Filter these entries, keeping only lines that hold the word "matplotlib".

-- start of SUPPLIED RECORDS --

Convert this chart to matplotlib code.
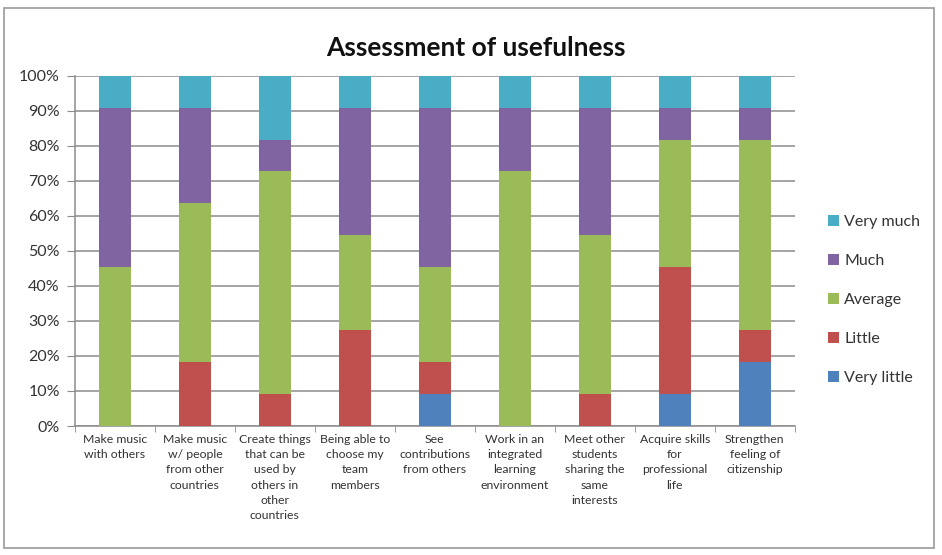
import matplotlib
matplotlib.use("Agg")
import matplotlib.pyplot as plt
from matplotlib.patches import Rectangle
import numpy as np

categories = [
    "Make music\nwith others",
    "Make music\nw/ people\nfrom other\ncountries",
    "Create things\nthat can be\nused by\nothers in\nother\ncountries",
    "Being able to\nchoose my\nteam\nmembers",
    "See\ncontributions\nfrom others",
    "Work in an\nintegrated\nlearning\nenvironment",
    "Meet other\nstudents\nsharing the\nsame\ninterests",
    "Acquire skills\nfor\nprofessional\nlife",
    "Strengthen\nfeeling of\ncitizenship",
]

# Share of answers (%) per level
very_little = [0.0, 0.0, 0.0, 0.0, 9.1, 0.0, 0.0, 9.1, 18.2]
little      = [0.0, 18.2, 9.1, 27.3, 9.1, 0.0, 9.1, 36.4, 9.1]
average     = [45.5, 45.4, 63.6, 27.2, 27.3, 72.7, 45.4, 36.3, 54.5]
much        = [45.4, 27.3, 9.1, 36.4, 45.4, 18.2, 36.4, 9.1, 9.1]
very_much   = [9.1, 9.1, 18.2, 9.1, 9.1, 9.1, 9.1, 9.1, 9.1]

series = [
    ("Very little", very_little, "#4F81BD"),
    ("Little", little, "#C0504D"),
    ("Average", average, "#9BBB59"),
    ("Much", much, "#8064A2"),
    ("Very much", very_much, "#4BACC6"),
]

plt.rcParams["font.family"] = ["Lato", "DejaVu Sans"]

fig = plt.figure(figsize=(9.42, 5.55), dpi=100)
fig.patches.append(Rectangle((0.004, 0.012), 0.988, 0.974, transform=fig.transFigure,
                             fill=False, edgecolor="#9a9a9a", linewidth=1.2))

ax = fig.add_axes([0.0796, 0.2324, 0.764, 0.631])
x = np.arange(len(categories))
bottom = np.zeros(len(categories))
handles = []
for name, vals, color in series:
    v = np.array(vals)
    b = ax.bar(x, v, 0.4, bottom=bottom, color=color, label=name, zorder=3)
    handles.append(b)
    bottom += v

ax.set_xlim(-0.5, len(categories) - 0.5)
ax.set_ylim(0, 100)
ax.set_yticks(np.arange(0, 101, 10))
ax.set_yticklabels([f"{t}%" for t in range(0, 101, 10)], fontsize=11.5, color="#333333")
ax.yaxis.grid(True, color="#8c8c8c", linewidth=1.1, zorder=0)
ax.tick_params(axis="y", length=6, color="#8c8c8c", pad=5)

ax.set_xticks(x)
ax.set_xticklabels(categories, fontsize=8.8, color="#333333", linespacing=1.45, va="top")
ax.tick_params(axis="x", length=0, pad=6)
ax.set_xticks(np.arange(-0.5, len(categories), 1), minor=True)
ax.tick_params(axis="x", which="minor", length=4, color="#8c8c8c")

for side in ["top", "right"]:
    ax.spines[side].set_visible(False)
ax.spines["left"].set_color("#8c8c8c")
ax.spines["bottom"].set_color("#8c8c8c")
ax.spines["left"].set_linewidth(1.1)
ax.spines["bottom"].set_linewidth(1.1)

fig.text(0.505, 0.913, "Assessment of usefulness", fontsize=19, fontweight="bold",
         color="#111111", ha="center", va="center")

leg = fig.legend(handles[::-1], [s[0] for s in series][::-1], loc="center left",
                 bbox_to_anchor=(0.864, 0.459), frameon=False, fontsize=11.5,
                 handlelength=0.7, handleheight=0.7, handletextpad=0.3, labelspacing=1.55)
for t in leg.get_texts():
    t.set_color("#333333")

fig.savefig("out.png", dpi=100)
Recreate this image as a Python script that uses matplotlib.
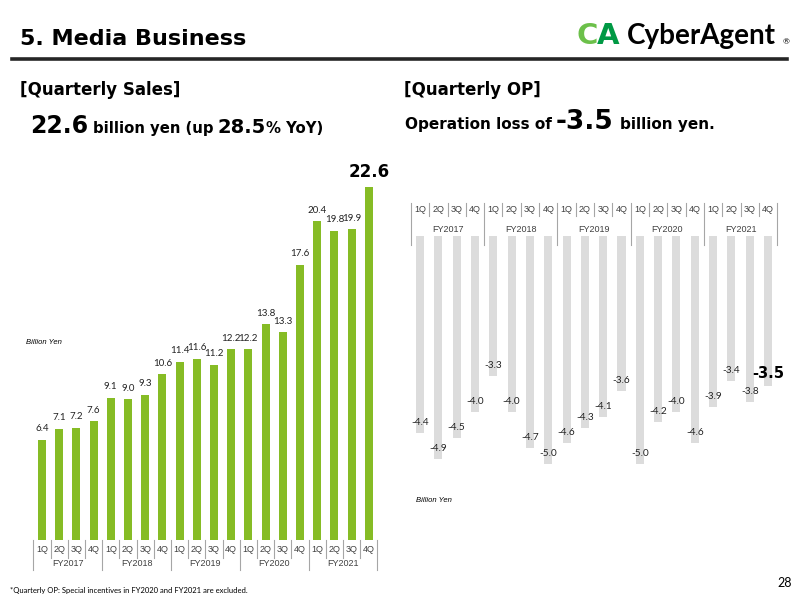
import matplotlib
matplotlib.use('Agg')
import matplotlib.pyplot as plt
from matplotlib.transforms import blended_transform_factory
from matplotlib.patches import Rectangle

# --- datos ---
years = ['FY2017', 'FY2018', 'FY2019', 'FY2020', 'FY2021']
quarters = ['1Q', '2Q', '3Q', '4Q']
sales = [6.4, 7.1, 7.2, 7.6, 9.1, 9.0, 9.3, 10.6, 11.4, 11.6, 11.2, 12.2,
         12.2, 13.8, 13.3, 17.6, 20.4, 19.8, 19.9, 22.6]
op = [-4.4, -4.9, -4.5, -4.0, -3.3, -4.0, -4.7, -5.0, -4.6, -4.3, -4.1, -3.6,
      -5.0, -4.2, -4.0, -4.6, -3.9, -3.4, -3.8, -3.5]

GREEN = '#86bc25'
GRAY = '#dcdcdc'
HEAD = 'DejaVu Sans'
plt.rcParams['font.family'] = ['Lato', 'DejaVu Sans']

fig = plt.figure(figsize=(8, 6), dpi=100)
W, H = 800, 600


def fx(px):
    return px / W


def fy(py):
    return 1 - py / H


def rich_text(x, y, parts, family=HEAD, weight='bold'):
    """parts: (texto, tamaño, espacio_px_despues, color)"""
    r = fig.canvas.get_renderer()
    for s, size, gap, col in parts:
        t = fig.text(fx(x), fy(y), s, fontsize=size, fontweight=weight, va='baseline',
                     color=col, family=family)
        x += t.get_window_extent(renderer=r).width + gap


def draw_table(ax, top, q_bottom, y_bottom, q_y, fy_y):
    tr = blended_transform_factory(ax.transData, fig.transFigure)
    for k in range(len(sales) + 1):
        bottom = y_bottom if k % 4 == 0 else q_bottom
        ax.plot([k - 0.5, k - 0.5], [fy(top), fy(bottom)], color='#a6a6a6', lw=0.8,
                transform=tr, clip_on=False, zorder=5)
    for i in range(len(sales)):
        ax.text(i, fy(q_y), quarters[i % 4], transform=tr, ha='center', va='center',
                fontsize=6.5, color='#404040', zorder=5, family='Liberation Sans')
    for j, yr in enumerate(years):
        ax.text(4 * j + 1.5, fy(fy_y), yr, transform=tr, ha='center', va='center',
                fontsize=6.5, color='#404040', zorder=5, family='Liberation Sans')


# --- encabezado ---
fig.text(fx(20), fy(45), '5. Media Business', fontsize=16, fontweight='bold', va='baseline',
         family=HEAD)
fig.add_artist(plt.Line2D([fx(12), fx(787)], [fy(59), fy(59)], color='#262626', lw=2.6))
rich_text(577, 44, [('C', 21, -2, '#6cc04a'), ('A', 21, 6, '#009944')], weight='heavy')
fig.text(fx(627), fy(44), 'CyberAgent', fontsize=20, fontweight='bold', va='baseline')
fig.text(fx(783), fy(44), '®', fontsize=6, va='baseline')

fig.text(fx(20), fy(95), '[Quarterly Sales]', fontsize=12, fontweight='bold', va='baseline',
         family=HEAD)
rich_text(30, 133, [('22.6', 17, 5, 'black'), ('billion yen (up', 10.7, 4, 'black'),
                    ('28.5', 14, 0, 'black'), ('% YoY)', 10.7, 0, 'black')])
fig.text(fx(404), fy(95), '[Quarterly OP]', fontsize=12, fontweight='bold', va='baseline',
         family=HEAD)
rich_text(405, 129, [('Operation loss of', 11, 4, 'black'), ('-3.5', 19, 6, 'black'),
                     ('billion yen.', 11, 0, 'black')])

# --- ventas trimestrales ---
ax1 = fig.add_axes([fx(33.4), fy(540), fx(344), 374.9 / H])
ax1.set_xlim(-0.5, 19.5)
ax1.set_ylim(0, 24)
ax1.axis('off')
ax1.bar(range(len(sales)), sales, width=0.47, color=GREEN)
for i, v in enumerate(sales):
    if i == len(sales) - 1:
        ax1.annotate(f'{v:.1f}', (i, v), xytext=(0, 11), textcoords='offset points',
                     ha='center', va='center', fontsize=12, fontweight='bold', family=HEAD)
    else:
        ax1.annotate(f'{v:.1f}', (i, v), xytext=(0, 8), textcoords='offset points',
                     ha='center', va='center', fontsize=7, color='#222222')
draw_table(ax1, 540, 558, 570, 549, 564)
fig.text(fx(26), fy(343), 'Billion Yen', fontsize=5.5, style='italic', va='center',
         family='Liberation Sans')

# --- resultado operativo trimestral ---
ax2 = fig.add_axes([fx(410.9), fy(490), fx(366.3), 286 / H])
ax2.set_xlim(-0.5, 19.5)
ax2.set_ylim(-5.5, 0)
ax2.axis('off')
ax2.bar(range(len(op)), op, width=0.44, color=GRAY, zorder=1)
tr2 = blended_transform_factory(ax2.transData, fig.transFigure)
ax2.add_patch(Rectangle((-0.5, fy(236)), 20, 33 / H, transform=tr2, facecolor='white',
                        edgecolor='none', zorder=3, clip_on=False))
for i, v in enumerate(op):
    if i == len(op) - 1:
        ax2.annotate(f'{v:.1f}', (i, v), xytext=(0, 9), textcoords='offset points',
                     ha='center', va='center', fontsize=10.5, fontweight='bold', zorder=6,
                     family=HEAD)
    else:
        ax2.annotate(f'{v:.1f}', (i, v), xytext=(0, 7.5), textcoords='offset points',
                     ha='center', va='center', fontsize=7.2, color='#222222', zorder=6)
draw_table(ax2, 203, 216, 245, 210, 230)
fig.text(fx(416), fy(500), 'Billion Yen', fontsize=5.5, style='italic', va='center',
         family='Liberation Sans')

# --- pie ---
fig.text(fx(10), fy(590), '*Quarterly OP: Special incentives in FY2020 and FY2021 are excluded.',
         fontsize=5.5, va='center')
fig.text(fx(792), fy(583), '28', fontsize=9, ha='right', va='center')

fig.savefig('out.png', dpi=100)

-- end of SUPPLIED RECORDS --

● RESULT OF THE TASK
Convert this chart to matplotlib code.
import matplotlib
matplotlib.use("Agg")
import matplotlib.pyplot as plt
from matplotlib.patches import Rectangle
Recreate this image as a Python script that uses matplotlib.
import matplotlib
matplotlib.use('Agg')
import matplotlib.pyplot as plt
from matplotlib.transforms import blended_transform_factory
from matplotlib.patches import Rectangle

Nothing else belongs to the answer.